Indian markets have shown a lot
of volatility in recent times. The market rallied 15 percent (about 2,650
points) in 15 trading days between 28 August 2013 and 19 September 2013 on account of the fading
threat of US military attack on Syria, steps announced by the new RBI chief Mr.
Raghuram Rajan to address depreciation of the Rupee and liquidity
constraints and also the dovish stance by Fed which postponed the anticipated QE
taper and thus resulted in an increase in FII investment into Emerging Markets
(EMs) like India. FIIs made Net Equity investments of Rs.11,138crs in September
(till 19th September 2013) as compared to a net outflow of Rs. 6200crs
in August 2013.
However, markets lost nearly 400
points on 20 September 2013 on Mr. Rajan’s decision to hike repo rates by 25bps and
the blood-bath continues. So where exactly is the market headed and what are the
factors to watch out for?
Well to address this let us
rewind a bit and look at the concerns the markets were facing pre- the rally – CAD
issues, depreciating rupee, economic slowdown, inflation worries, debt burden
for corporates, policy paralysis and low visibility on core- policies owing to the looming elections. The Rupee regained some of its lost luster from the historic
lows of 68.80 per dollar reached on 28 August 2013, benefiting from Mr.

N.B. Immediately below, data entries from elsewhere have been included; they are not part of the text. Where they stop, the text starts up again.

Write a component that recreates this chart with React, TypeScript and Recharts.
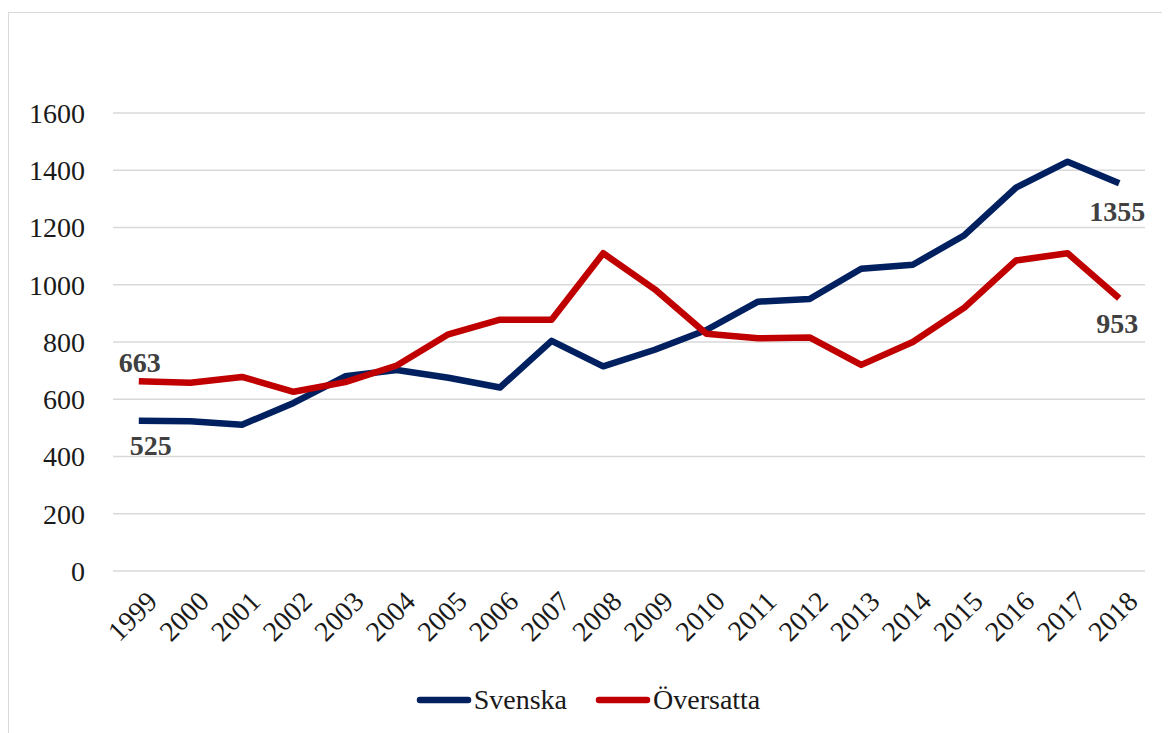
import React from 'react';
import { LineChart, Line, XAxis, YAxis, CartesianGrid, Legend } from 'recharts';

const years = ['1999', '2000', '2001', '2002', '2003', '2004', '2005', '2006', '2007', '2008',
  '2009', '2010', '2011', '2012', '2013', '2014', '2015', '2016', '2017', '2018'];
const svenska = [525, 523, 511, 587, 680, 702, 675, 641, 804, 715, 773, 842, 941, 950, 1056, 1070, 1173, 1339, 1430, 1355];
const oversatta = [663, 658, 678, 626, 660, 718, 827, 878, 878, 1110, 984, 829, 813, 816, 720, 800, 920, 1085, 1110, 953];
const yTicks = [0, 200, 400, 600, 800, 1000, 1200, 1400, 1600];

const data = years.map((year, i) => ({ year, svenska: svenska[i], oversatta: oversatta[i] }));

const FONT = 'Liberation Serif, DejaVu Serif, serif';
const BLUE = '#002060';
const RED = '#C00000';

// labels only on first and last point, placed like the Excel original
const endLabel = (first: { dx: number; dy: number }, last: { dx: number; dy: number }) => (props: any) => {
  const { x, y, index, value } = props;
  if (index !== 0 && index !== years.length - 1) return null;
  const off = index === 0 ? first : last;
  return (
    <text x={x + off.dx} y={y + off.dy} textAnchor="middle" fill="#404040"
      style={{ fontFamily: FONT }} fontSize={28} fontWeight="bold">
      {value}
    </text>
  );
};

const XTick = (props: any) => {
  const { x, y, payload } = props;
  return (
    <text x={x + 6} y={y + 2} transform={`rotate(-45 ${x + 6} ${y + 2})`} textAnchor="end"
      dominantBaseline="hanging" fill="#1a1a1a" style={{ fontFamily: FONT }} fontSize={28}>
      {payload.value}
    </text>
  );
};

const YTick = (props: any) => {
  const { x, y, payload } = props;
  return (
    <text x={x} y={y} textAnchor="end" dy="0.35em" fill="#1a1a1a"
      style={{ fontFamily: FONT }} fontSize={28}>
      {payload.value}
    </text>
  );
};

const LegendContent = () => (
  <div style={{ display: 'flex', justifyContent: 'center', alignItems: 'center', height: 40,
    fontFamily: FONT, fontSize: 28, color: '#1a1a1a', marginLeft: 22 }}>
    {[{ name: 'Svenska', color: BLUE }, { name: 'Översatta', color: RED }].map((s) => (
      <div key={s.name} style={{ display: 'flex', alignItems: 'center', margin: '0 14px' }}>
        <svg width={56} height={10}>
          <line x1={4} y1={5} x2={52} y2={5} stroke={s.color} strokeWidth={6.5} strokeLinecap="round" />
        </svg>
        <span style={{ marginLeft: 2 }}>{s.name}</span>
      </div>
    ))}
  </div>
);

export default function App() {
  return (
    <div style={{ width: 1160, height: 720, border: '1px solid #d9d9d9', marginTop: 4, background: '#fff' }}>
      <LineChart width={1160} height={720} data={data}
        margin={{ top: 100, right: 24, left: 0, bottom: 13 }}>
        <CartesianGrid vertical={false} stroke="#d9d9d9" strokeWidth={1.5} />
        <XAxis dataKey="year" scale="band" axisLine={false} tickLine={false} height={109}
          interval={0} tickMargin={10} tick={<XTick />} />
        <YAxis domain={[0, 1600]} ticks={yTicks} width={104} axisLine={false} tickLine={false}
          tickMargin={22} tick={<YTick />} />
        <Legend verticalAlign="bottom" content={<LegendContent />} />
        <Line dataKey="svenska" name="Svenska" stroke={BLUE} strokeWidth={6.5} dot={false}
          isAnimationActive={false} strokeLinejoin="round"
          label={endLabel({ dx: 12, dy: 34 }, { dx: -2, dy: 38 })} />
        <Line dataKey="oversatta" name="Översatta" stroke={RED} strokeWidth={6.5} dot={false}
          isAnimationActive={false} strokeLinejoin="round"
          label={endLabel({ dx: 1, dy: -9 }, { dx: -2, dy: 35 })} />
      </LineChart>
    </div>
  );
}
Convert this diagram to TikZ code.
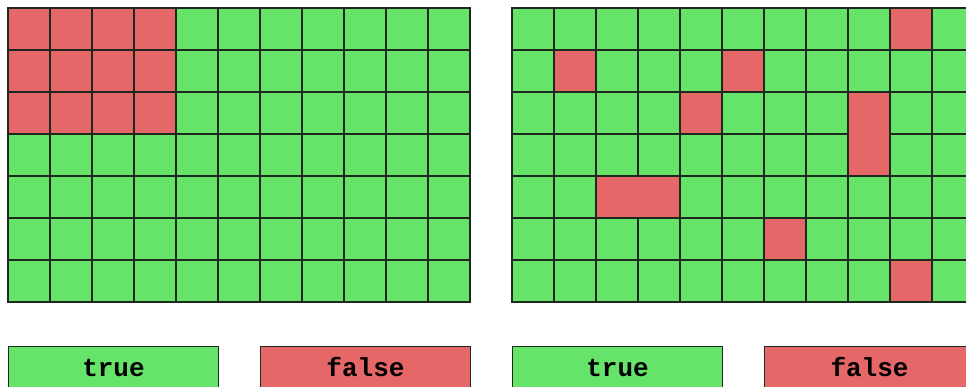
\documentclass[tikz,border=0pt]{standalone}
\usepackage{fontspec}
\newfontfamily\monob{Liberation Mono}[BoldFont={Liberation Mono Bold}]
\definecolor{tgreen}{RGB}{102,228,106}
\definecolor{fred}{RGB}{229,103,104}
\definecolor{gline}{RGB}{30,40,30}
\tikzset{
  cell/.style={draw=gline, line width=1.2pt, minimum width=42pt, minimum height=42pt, inner sep=0pt, outer sep=0pt, anchor=north west},
  legbox/.style={draw=gline, line width=1pt, minimum width=210pt, minimum height=42pt, inner sep=0pt, anchor=north west, font=\monob\bfseries\fontsize{26}{26}\selectfont},
}
\begin{document}
\begin{tikzpicture}[x=1pt,y=-1pt]
\useasboundingbox (0,0) rectangle (966,387);
\clip (0,0) rectangle (966,387);
% left grid
\foreach \r in {0,...,6}{
  \foreach \c in {0,...,10}{
    \node[cell, fill=tgreen] (L-\r-\c) at ({8+42*\c},{8+42*\r}) {};
  }
}
\foreach \r in {0,1,2}{
  \foreach \c in {0,...,3}{
    \node[cell, fill=fred] (LR-\r-\c) at ({8+42*\c},{8+42*\r}) {};
  }
}
% right grid
\foreach \r in {0,...,6}{
  \foreach \c in {0,...,10}{
    \node[cell, fill=tgreen] (R-\r-\c) at ({512+42*\c},{8+42*\r}) {};
  }
}
\node[cell, fill=fred] (RR1) at ({512+42*9},{8+42*0}) {};
\node[cell, fill=fred] (RR2) at ({512+42*1},{8+42*1}) {};
\node[cell, fill=fred] (RR3) at ({512+42*5},{8+42*1}) {};
\node[cell, fill=fred] (RR4) at ({512+42*4},{8+42*2}) {};
\node[cell, fill=fred, minimum height=84pt] (RR5) at ({512+42*8},{8+42*2}) {};
\node[cell, fill=fred, minimum width=84pt] (RR6) at ({512+42*2},{8+42*4}) {};
\node[cell, fill=fred] (RR7) at ({512+42*6},{8+42*5}) {};
\node[cell, fill=fred] (RR8) at ({512+42*9},{8+42*6}) {};
% legends
\node[legbox, fill=tgreen] (LT) at (8,346) {\raisebox{-3pt}{true}};
\node[legbox, fill=fred] (LF) at (260,346) {\raisebox{-3pt}{false}};
\node[legbox, fill=tgreen] (RT) at (512,346) {\raisebox{-3pt}{true}};
\node[legbox, fill=fred] (RF) at (764,346) {\raisebox{-3pt}{false}};
\end{tikzpicture}
\end{document}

Rajan’s
measures (including enhanced limits for exporters to re-book cancelled forward
exchange contracts and a swap window to swap foreign currency deposits,etc)
and renewed interest in EMs owing to Fed postponing the taper. However, India’s other macro-economic concerns remain, the impact of which will play out in the upcoming corporate results session which
is expected to be disastrous.
In view of all these factors, I believe that while the Fed taper postponement
might lend support to Indian markets as capital gets reallocated to EMs, markets are still likely to remain highly volatile in the next few months owing
to risks related to the impending taper, weak fundamentals, impending elections
and lack of visibility on implementation of pro-growth policies. Moreover, in addition to RBI policies, even
Government support in the form of policy implementation will be a key factor
for the up-turn of India’s economic and investment cycle.
I believe, the markets are likely to move in an uptrend post elections since the new
government, whichever be it, will be under a lot of pressure to deliver. It
is likely that we will see the resurgence of the new investment cycle once we start seeing policy implementations aimed at structural changes in the country. However, until all
these macro-factors play out, the markets are more likely to be a Trader’s market
rather than an Investor’s. Also, there is a high possibility of markets correcting further if the Fed tapering occurs before we see any structural changes in the Indian economic/policy scenario. Till either of these happen, the market may continue to
be a ‘Defensives’ and ‘Export oriented’ market in the near term as has been the case during historically weak periods and periods of a stronger dollar respectively. Additionally, there might be some interest in stocks which are 'Monsoon plays' in the near term owing to a good monsoon session. However, I believe that the core India-centric ‘Cyclicals’ will start gaining traction only
after visible improvements in the economic and policy space.